Alles, nur kein Fussball

Unsere Redaktorin Dagmar Schräder schreibt über die grossen und kleinen Dinge des Lebens. Heute über die angeblich schönste Nebensache der Welt.

Dagmar Schräder liebt es zu schreiben. (Foto: Jina Vracko)

Tja, nun hat sie angefangen, die Fussball-Weltmeisterschaft. Nicht, dass ich ein eingefleischter Fussball-Fan wäre, aber die Länderspiele der Weltmeisterschaften schaue ich mir in der Regel doch sehr gerne an. Einfach, weil es Spass macht, gemeinsam mit Freund*innen und Bekannten so etwas Banales wie 22 Menschen, die sich um einen kleinen Ball streiten, zu verfolgen. Und mitzufiebern. Vorher Wetten abgeben und zu hoffen, dass die Schweizer (oder, ich gebe es zu, auch die Deutschen) gut abschneiden. Dumme Kommentare zum Spielverlauf abzugeben und sich als Expertin zu fühlen, obwohl ich doch eigentlich so überhaupt keine Ahnung habe. Manchmal kann das richtig spannend sein. Und entspannend. Und Millionen von Menschen auf der ganzen Welt geht es genau gleich. Auch das ist irgendwie schön.

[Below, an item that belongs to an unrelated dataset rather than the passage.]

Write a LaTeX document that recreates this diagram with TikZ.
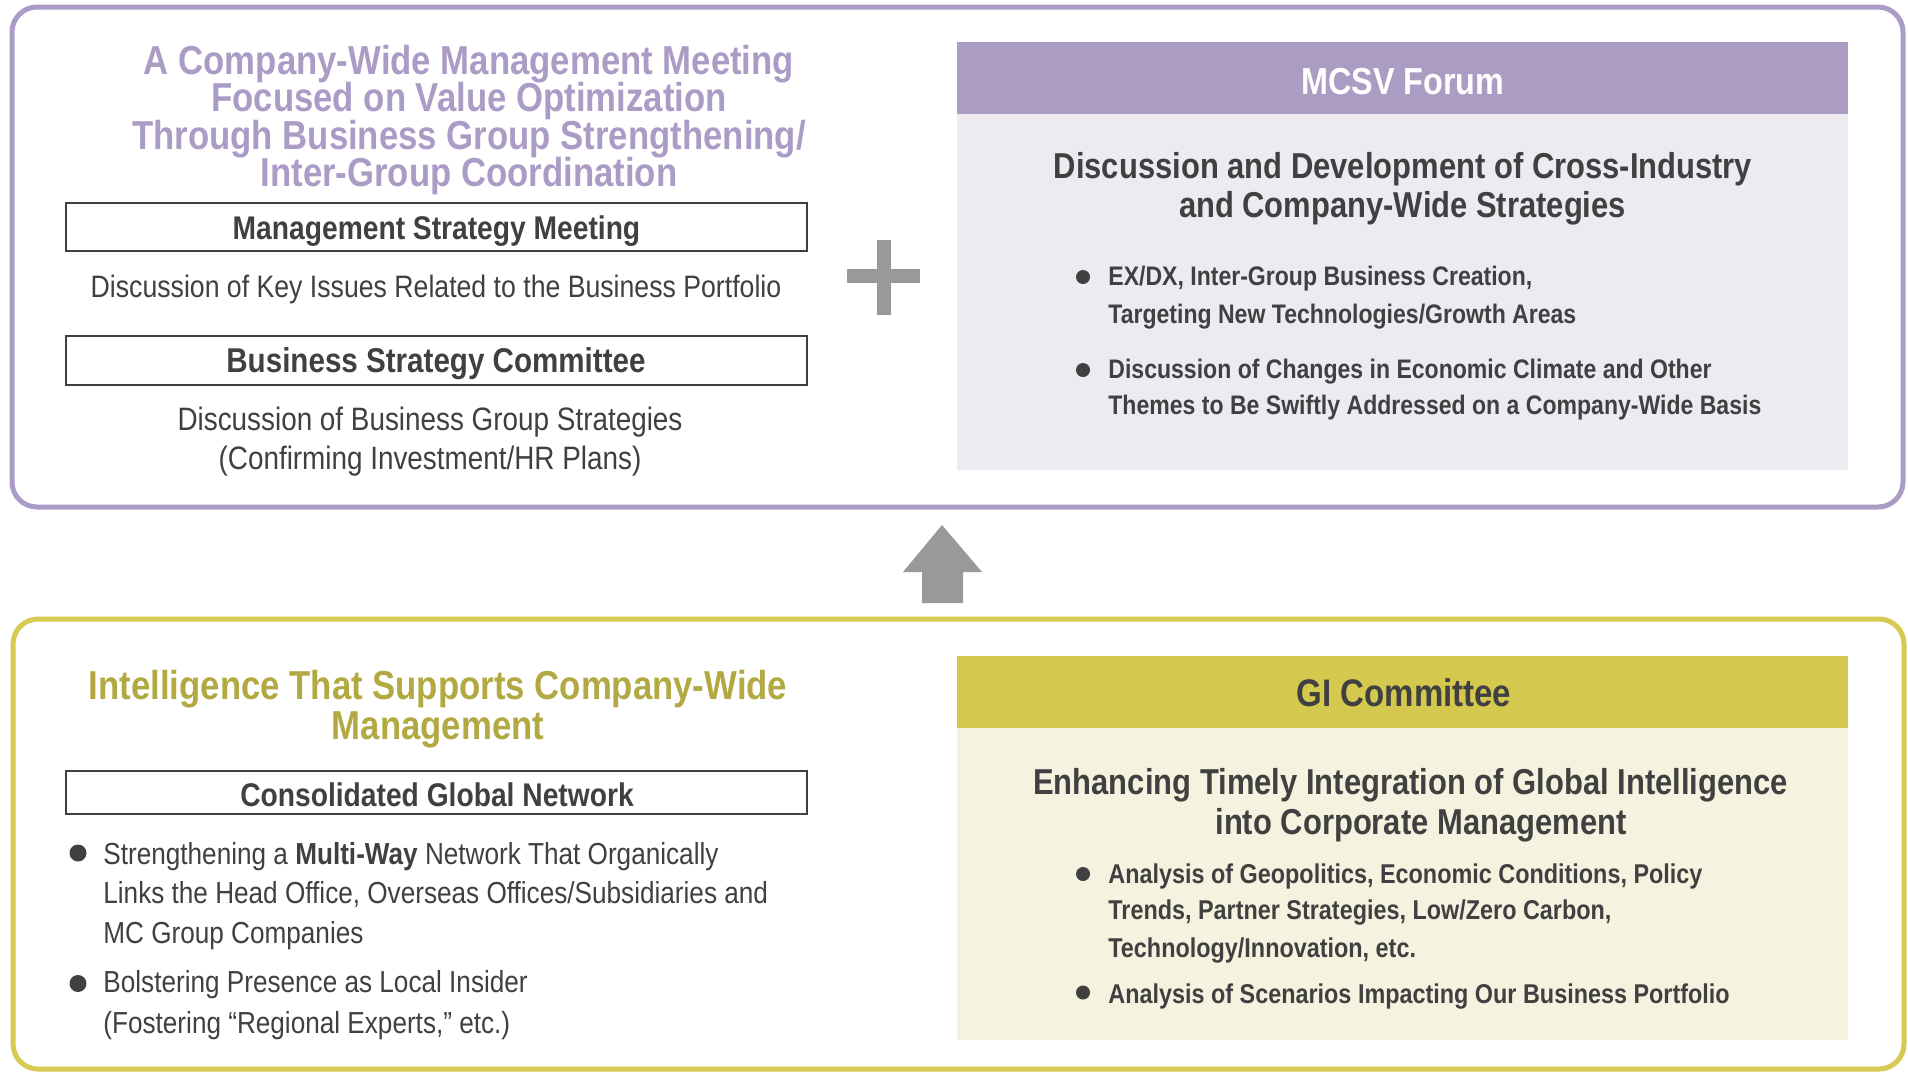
\documentclass[tikz,border=0pt]{standalone}
\usepackage{fontspec}
\setmainfont{Liberation Sans}[FakeStretch=0.86]
\definecolor{pborder}{HTML}{AA9CC6}
\definecolor{phead}{HTML}{AB9CC4}
\definecolor{pbody}{HTML}{EDEAF2}
\definecolor{ptitle}{HTML}{AB9CC6}
\definecolor{yborder}{HTML}{D6CB50}
\definecolor{yhead}{HTML}{D4C94E}
\definecolor{ybody}{HTML}{F5F3E0}
\definecolor{ytitle}{HTML}{B3A943}
\definecolor{dtext}{HTML}{404040}
\definecolor{gmark}{HTML}{999999}
\newcommand\fsz[1]{\fontsize{#1}{#1}\selectfont}
\begin{document}
\begin{tikzpicture}[x=0.5pt,y=-0.5pt,
  ctext/.style={inner sep=0pt, anchor=base, text=dtext},
  ltext/.style={inner sep=0pt, anchor=base west, text=dtext},
  outerbox/.style={line width=2.5pt, rounded corners=12.5pt},
  headbox/.style={draw=dtext, line width=1.2pt},
  bigtitle/.style={ctext, font=\bfseries\fsz{20.2pt}},
  boxhead/.style={ctext, font=\bfseries\fsz{16.5pt}},
  plaintxt/.style={ctext, font=\fsz{15.8pt}},
  bultxt/.style={ltext, font=\bfseries\fsz{13.4pt}},
  blbul/.style={ltext, font=\fsz{15.2pt}},
  paneltitle/.style={ctext, font=\bfseries\fsz{18pt}},
  panelhead/.style={ctext, font=\bfseries\fsz{19pt}},
  dot/.style={fill=dtext}]
\useasboundingbox (0,0) rectangle (1908,1072);
\fill[white] (0,0) rectangle (1908,1072);

% ---------- top section ----------
\draw[outerbox, draw=pborder] (12,7) rectangle (1903,507);

\node[bigtitle, text=ptitle] (t1) at (469,74) {A Company-Wide Management Meeting};
\node[bigtitle, text=ptitle] (t2) at (469,111.5) {Focused on Value Optimization};
\node[bigtitle, text=ptitle] (t3) at (469,149) {Through Business Group Strengthening/};
\node[bigtitle, text=ptitle] (t4) at (469,186.5) {Inter-Group Coordination};

\draw[headbox] (66,203) rectangle (807,251);
\node[boxhead, font=\bfseries\fsz{16.4pt}] (msm) at (436.5,239.5) {Management Strategy Meeting};
\node[plaintxt, font=\fsz{15.5pt}] (msmtxt) at (436,297) {Discussion of Key Issues Related to the Business Portfolio};

\draw[headbox] (66,336) rectangle (807,385);
\node[boxhead, font=\bfseries\fsz{17.2pt}] (bsc) at (436,372) {Business Strategy Committee};
\node[plaintxt, font=\fsz{16.2pt}] (bsctxta) at (430,430.5) {Discussion of Business Group Strategies};
\node[plaintxt, font=\fsz{16.2pt}] (bsctxtb) at (430,469) {(Confirming Investment/HR Plans)};

% plus sign
\fill[gmark] (877,239.5) rectangle (891,315);
\fill[gmark] (847,269) rectangle (920,282.6);

% MCSV panel
\fill[phead] (957,42) rectangle (1848,114);
\fill[pbody] (957,114) rectangle (1848,470);
\node[panelhead, text=white, font=\bfseries\fsz{18.8pt}] (mcsv) at (1403,94) {MCSV Forum};
\node[paneltitle] (mta) at (1403,178.5) {Discussion and Development of Cross-Industry};
\node[paneltitle] (mtb) at (1402.5,217) {and Company-Wide Strategies};

\fill[dot] (1083,277) circle (7);
\node[bultxt] (mb1a) at (1108,285) {EX/DX, Inter-Group Business Creation,};
\node[bultxt] (mb1b) at (1108,323.5) {Targeting New Technologies/Growth Areas};
\fill[dot] (1083,370) circle (7);
\node[bultxt] (mb2a) at (1108,378) {Discussion of Changes in Economic Climate and Other};
\node[bultxt] (mb2b) at (1108,414.5) {Themes to Be Swiftly Addressed on a Company-Wide Basis};

% arrow up
\fill[gmark] (942,525) -- (982,572) -- (963,572) -- (963,603) -- (922,603) -- (922,572) -- (903,572) -- cycle;

% ---------- bottom section ----------
\draw[outerbox, draw=yborder] (13,619) rectangle (1904,1069);

\node[bigtitle, text=ytitle] (y1) at (438,699) {Intelligence That Supports Company-Wide};
\node[bigtitle, text=ytitle] (y2) at (438,739) {Management};

\draw[headbox] (66,771) rectangle (807,814);
\node[boxhead, font=\bfseries\fsz{16.4pt}] (cgn) at (437,806) {Consolidated Global Network};

\fill[dot] (78,853) circle (8.5);
\node[blbul] (bl1a) at (103,864) {Strengthening a {\bfseries Multi-Way} Network That Organically};
\node[blbul] (bl1b) at (103,903) {Links the Head Office, Overseas Offices/Subsidiaries and};
\node[blbul] (bl1c) at (103,943) {MC Group Companies};
\fill[dot] (78,983.5) circle (8.5);
\node[blbul] (bl2a) at (103,992.7) {Bolstering Presence as Local Insider};
\node[blbul] (bl2b) at (103,1033) {(Fostering “Regional Experts,” etc.)};

% GI panel
\fill[yhead] (957,656) rectangle (1848,728);
\fill[ybody] (957,728) rectangle (1848,1040);
\node[panelhead, font=\bfseries\fsz{19.2pt}] (gi) at (1404,706) {GI Committee};
\node[paneltitle] (ga) at (1410.5,794) {Enhancing Timely Integration of Global Intelligence};
\node[paneltitle] (gb) at (1421,834) {into Corporate Management};

\fill[dot] (1083,874) circle (7);
\node[bultxt, font=\bfseries\fsz{13.6pt}] (gb1a) at (1108,883) {Analysis of Geopolitics, Economic Conditions, Policy};
\node[bultxt, font=\bfseries\fsz{13.6pt}] (gb1b) at (1108,919.7) {Trends, Partner Strategies, Low/Zero Carbon,};
\node[bultxt, font=\bfseries\fsz{13.6pt}] (gb1c) at (1108,957) {Technology/Innovation, etc.};
\fill[dot] (1083,992.5) circle (7);
\node[bultxt, font=\bfseries\fsz{13.6pt}] (gb2a) at (1108,1003) {Analysis of Scenarios Impacting Our Business Portfolio};
\end{tikzpicture}
\end{document}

Aber jetzt geht das einfach nicht.  Dieses Mal ist alles anders. Es nervt nur schon, über den Anlass nachzudenken, weil so viel darüber geredet und diskutiert wird. Aber mit ruhigem Gewissen die Fakten ignorieren, das kann ich nicht. Also habe ich mich entschieden, die WM zu boykottieren. Nicht, dass das einen grossen Effekt auf die Verantwortlichen haben wird, das ist mir schon klar. Aber irgendwie fühlt es sich falsch an, diese Spiele mitzuverfolgen. Deshalb bleibt der Fernseher aus. Stolz bin ich deswegen trotzdem nicht auf mich. Denn es fühlt sich gleichzeitig auch etwas heuchlerisch an, erst jetzt auf diesen allgemeinen Zug der Empörung aufzuspringen. In den letzten Jahren seit Bekanntgabe des Gastgeberlands – und das sind immerhin bereits zwölf Jahre – habe ich mich zugegebenermassen herzlich wenig mit den Arbeitsbedingungen der Migrant*innen in Katar oder den allgemeinen Menschenrechten auseinandergesetzt. Auch bei der WM in Russland oder den Olympischen Spielen in China war mein politisches Gewissen noch nicht ganz so ausgeprägt. Und der FIFA müsste man eigentlich schon längst die Unterstützung verweigern.

Ist die Aufregung also nur eine Modeerscheinung? Wie so oft bei solch kollektiver Entrüstung? Sobald die WM vorbei ist, wird sich das allgemeine Interesse eh sofort wieder verlagern. Wird sich dann irgendwas geändert haben? Und wie wird es im Jahr 2026 sein, wenn die WM in Kanada/USA/Mexiko stattfindet? Werde ich dann das ganze Drumherum wieder ausblenden und mich an den Fussballpartien erfreuen? Ach, es ist kompliziert. Und dabei ist Fussball doch eigentlich so banal.